PROVIDED MATERIAL:
□ □ □
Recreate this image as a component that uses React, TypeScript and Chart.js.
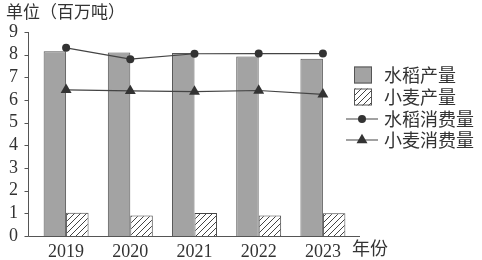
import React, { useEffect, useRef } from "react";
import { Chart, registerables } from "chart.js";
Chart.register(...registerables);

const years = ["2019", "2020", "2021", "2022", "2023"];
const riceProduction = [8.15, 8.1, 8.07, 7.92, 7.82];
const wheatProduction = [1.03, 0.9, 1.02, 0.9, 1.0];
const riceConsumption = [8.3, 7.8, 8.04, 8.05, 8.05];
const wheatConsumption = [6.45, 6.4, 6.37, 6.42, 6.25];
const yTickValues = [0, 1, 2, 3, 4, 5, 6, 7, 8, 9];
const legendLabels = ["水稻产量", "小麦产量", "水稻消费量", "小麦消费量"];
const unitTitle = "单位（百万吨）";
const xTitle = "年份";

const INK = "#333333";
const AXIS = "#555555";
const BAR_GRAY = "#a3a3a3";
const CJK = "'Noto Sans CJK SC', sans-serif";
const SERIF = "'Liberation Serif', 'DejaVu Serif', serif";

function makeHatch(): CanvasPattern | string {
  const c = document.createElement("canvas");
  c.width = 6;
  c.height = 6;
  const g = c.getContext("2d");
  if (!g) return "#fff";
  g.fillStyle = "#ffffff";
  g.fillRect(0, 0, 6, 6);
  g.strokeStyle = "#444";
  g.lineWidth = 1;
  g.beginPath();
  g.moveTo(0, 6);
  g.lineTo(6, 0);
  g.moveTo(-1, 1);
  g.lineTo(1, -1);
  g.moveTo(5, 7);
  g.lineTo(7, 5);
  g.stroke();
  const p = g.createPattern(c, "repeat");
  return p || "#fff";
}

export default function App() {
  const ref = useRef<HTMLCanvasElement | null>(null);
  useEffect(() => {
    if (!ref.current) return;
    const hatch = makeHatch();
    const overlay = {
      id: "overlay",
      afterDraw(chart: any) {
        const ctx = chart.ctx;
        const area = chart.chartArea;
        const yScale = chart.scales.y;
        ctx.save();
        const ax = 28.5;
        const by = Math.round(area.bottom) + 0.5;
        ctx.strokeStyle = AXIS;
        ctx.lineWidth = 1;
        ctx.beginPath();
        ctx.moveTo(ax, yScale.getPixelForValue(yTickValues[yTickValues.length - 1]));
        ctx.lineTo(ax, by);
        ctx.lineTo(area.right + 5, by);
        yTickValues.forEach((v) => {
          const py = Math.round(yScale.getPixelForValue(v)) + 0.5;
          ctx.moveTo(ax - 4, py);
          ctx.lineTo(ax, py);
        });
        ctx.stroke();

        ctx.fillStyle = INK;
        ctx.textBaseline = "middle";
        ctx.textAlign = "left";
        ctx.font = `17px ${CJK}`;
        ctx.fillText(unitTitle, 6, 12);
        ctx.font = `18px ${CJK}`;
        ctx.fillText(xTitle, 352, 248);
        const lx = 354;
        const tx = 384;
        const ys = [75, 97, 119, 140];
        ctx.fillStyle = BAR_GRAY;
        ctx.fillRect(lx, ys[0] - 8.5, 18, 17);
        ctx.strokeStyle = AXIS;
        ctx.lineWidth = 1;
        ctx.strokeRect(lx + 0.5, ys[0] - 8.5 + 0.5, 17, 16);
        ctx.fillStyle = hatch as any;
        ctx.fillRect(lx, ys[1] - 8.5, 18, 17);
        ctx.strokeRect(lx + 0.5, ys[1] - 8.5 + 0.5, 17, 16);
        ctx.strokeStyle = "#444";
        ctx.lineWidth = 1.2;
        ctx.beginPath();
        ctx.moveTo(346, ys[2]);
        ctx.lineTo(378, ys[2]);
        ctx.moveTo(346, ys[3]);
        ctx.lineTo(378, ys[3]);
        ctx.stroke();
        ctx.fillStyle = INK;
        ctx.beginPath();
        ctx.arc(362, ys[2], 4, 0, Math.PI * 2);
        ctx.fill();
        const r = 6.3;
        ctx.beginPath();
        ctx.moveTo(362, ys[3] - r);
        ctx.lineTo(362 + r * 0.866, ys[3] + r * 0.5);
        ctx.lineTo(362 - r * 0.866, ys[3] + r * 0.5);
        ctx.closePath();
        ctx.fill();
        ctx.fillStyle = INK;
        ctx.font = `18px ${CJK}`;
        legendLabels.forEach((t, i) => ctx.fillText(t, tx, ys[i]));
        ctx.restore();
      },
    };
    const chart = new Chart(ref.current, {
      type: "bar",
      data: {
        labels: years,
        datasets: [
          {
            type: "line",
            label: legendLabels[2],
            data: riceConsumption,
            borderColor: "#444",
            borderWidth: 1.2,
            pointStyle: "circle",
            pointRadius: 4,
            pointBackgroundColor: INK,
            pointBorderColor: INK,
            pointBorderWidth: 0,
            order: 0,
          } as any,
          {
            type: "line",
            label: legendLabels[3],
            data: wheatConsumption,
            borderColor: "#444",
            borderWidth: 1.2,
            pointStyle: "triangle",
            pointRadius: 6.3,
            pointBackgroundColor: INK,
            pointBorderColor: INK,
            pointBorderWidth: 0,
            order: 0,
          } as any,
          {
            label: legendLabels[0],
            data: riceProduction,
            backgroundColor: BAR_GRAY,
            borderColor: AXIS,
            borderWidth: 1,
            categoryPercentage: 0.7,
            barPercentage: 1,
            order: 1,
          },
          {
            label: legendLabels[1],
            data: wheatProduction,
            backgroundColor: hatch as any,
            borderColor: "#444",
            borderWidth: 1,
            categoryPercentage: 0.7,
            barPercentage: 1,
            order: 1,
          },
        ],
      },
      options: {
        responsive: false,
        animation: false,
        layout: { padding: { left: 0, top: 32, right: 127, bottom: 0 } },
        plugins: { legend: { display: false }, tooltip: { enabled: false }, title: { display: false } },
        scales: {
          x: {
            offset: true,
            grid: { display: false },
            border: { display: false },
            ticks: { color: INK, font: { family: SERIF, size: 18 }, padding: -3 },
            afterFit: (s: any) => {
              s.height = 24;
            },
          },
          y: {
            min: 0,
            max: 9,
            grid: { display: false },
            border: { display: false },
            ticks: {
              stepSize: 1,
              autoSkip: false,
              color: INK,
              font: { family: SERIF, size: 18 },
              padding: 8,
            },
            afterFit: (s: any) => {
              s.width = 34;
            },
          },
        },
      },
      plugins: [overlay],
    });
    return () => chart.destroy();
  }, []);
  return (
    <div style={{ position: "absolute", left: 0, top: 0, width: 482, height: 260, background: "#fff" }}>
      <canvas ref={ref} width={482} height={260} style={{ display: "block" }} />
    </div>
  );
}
□ □ □
JOB: Retype the whole listing exactly and leave the pictures out.

REPLY:
Recreate this image as a component that uses React, TypeScript and Chart.js.
import React, { useEffect, useRef } from "react";
import { Chart, registerables } from "chart.js";
Chart.register(...registerables);

const years = ["2019", "2020", "2021", "2022", "2023"];
const riceProduction = [8.15, 8.1, 8.07, 7.92, 7.82];
const wheatProduction = [1.03, 0.9, 1.02, 0.9, 1.0];
const riceConsumption = [8.3, 7.8, 8.04, 8.05, 8.05];
const wheatConsumption = [6.45, 6.4, 6.37, 6.42, 6.25];
const yTickValues = [0, 1, 2, 3, 4, 5, 6, 7, 8, 9];
const legendLabels = ["水稻产量", "小麦产量", "水稻消费量", "小麦消费量"];
const unitTitle = "单位（百万吨）";
const xTitle = "年份";

const INK = "#333333";
const AXIS = "#555555";
const BAR_GRAY = "#a3a3a3";
const CJK = "'Noto Sans CJK SC', sans-serif";
const SERIF = "'Liberation Serif', 'DejaVu Serif', serif";

function makeHatch(): CanvasPattern | string {
  const c = document.createElement("canvas");
  c.width = 6;
  c.height = 6;
  const g = c.getContext("2d");
  if (!g) return "#fff";
  g.fillStyle = "#ffffff";
  g.fillRect(0, 0, 6, 6);
  g.strokeStyle = "#444";
  g.lineWidth = 1;
  g.beginPath();
  g.moveTo(0, 6);
  g.lineTo(6, 0);
  g.moveTo(-1, 1);
  g.lineTo(1, -1);
  g.moveTo(5, 7);
  g.lineTo(7, 5);
  g.stroke();
  const p = g.createPattern(c, "repeat");
  return p || "#fff";
}

export default function App() {
  const ref = useRef<HTMLCanvasElement | null>(null);
  useEffect(() => {
    if (!ref.current) return;
    const hatch = makeHatch();
    const overlay = {
      id: "overlay",
      afterDraw(chart: any) {
        const ctx = chart.ctx;
        const area = chart.chartArea;
        const yScale = chart.scales.y;
        ctx.save();
        const ax = 28.5;
        const by = Math.round(area.bottom) + 0.5;
        ctx.strokeStyle = AXIS;
        ctx.lineWidth = 1;
        ctx.beginPath();
        ctx.moveTo(ax, yScale.getPixelForValue(yTickValues[yTickValues.length - 1]));
        ctx.lineTo(ax, by);
        ctx.lineTo(area.right + 5, by);
        yTickValues.forEach((v) => {
          const py = Math.round(yScale.getPixelForValue(v)) + 0.5;
          ctx.moveTo(ax - 4, py);
          ctx.lineTo(ax, py);
        });
        ctx.stroke();

        ctx.fillStyle = INK;
        ctx.textBaseline = "middle";
        ctx.textAlign = "left";
        ctx.font = `17px ${CJK}`;
        ctx.fillText(unitTitle, 6, 12);
        ctx.font = `18px ${CJK}`;
        ctx.fillText(xTitle, 352, 248);
        const lx = 354;
        const tx = 384;
        const ys = [75, 97, 119, 140];
        ctx.fillStyle = BAR_GRAY;
        ctx.fillRect(lx, ys[0] - 8.5, 18, 17);
        ctx.strokeStyle = AXIS;
        ctx.lineWidth = 1;
        ctx.strokeRect(lx + 0.5, ys[0] - 8.5 + 0.5, 17, 16);
        ctx.fillStyle = hatch as any;
        ctx.fillRect(lx, ys[1] - 8.5, 18, 17);
        ctx.strokeRect(lx + 0.5, ys[1] - 8.5 + 0.5, 17, 16);
        ctx.strokeStyle = "#444";
        ctx.lineWidth = 1.2;
        ctx.beginPath();
        ctx.moveTo(346, ys[2]);
        ctx.lineTo(378, ys[2]);
        ctx.moveTo(346, ys[3]);
        ctx.lineTo(378, ys[3]);
        ctx.stroke();
        ctx.fillStyle = INK;
        ctx.beginPath();
        ctx.arc(362, ys[2], 4, 0, Math.PI * 2);
        ctx.fill();
        const r = 6.3;
        ctx.beginPath();
        ctx.moveTo(362, ys[3] - r);
        ctx.lineTo(362 + r * 0.866, ys[3] + r * 0.5);
        ctx.lineTo(362 - r * 0.866, ys[3] + r * 0.5);
        ctx.closePath();
        ctx.fill();
        ctx.fillStyle = INK;
        ctx.font = `18px ${CJK}`;
        legendLabels.forEach((t, i) => ctx.fillText(t, tx, ys[i]));
        ctx.restore();
      },
    };
    const chart = new Chart(ref.current, {
      type: "bar",
      data: {
        labels: years,
        datasets: [
          {
            type: "line",
            label: legendLabels[2],
            data: riceConsumption,
            borderColor: "#444",
            borderWidth: 1.2,
            pointStyle: "circle",
            pointRadius: 4,
            pointBackgroundColor: INK,
            pointBorderColor: INK,
            pointBorderWidth: 0,
            order: 0,
          } as any,
          {
            type: "line",
            label: legendLabels[3],
            data: wheatConsumption,
            borderColor: "#444",
            borderWidth: 1.2,
            pointStyle: "triangle",
            pointRadius: 6.3,
            pointBackgroundColor: INK,
            pointBorderColor: INK,
            pointBorderWidth: 0,
            order: 0,
          } as any,
          {
            label: legendLabels[0],
            data: riceProduction,
            backgroundColor: BAR_GRAY,
            borderColor: AXIS,
            borderWidth: 1,
            categoryPercentage: 0.7,
            barPercentage: 1,
            order: 1,
          },
          {
            label: legendLabels[1],
            data: wheatProduction,
            backgroundColor: hatch as any,
            borderColor: "#444",
            borderWidth: 1,
            categoryPercentage: 0.7,
            barPercentage: 1,
            order: 1,
          },
        ],
      },
      options: {
        responsive: false,
        animation: false,
        layout: { padding: { left: 0, top: 32, right: 127, bottom: 0 } },
        plugins: { legend: { display: false }, tooltip: { enabled: false }, title: { display: false } },
        scales: {
          x: {
            offset: true,
            grid: { display: false },
            border: { display: false },
            ticks: { color: INK, font: { family: SERIF, size: 18 }, padding: -3 },
            afterFit: (s: any) => {
              s.height = 24;
            },
          },
          y: {
            min: 0,
            max: 9,
            grid: { display: false },
            border: { display: false },
            ticks: {
              stepSize: 1,
              autoSkip: false,
              color: INK,
              font: { family: SERIF, size: 18 },
              padding: 8,
            },
            afterFit: (s: any) => {
              s.width = 34;
            },
          },
        },
      },
      plugins: [overlay],
    });
    return () => chart.destroy();
  }, []);
  return (
    <div style={{ position: "absolute", left: 0, top: 0, width: 482, height: 260, background: "#fff" }}>
      <canvas ref={ref} width={482} height={260} style={{ display: "block" }} />
    </div>
  );
}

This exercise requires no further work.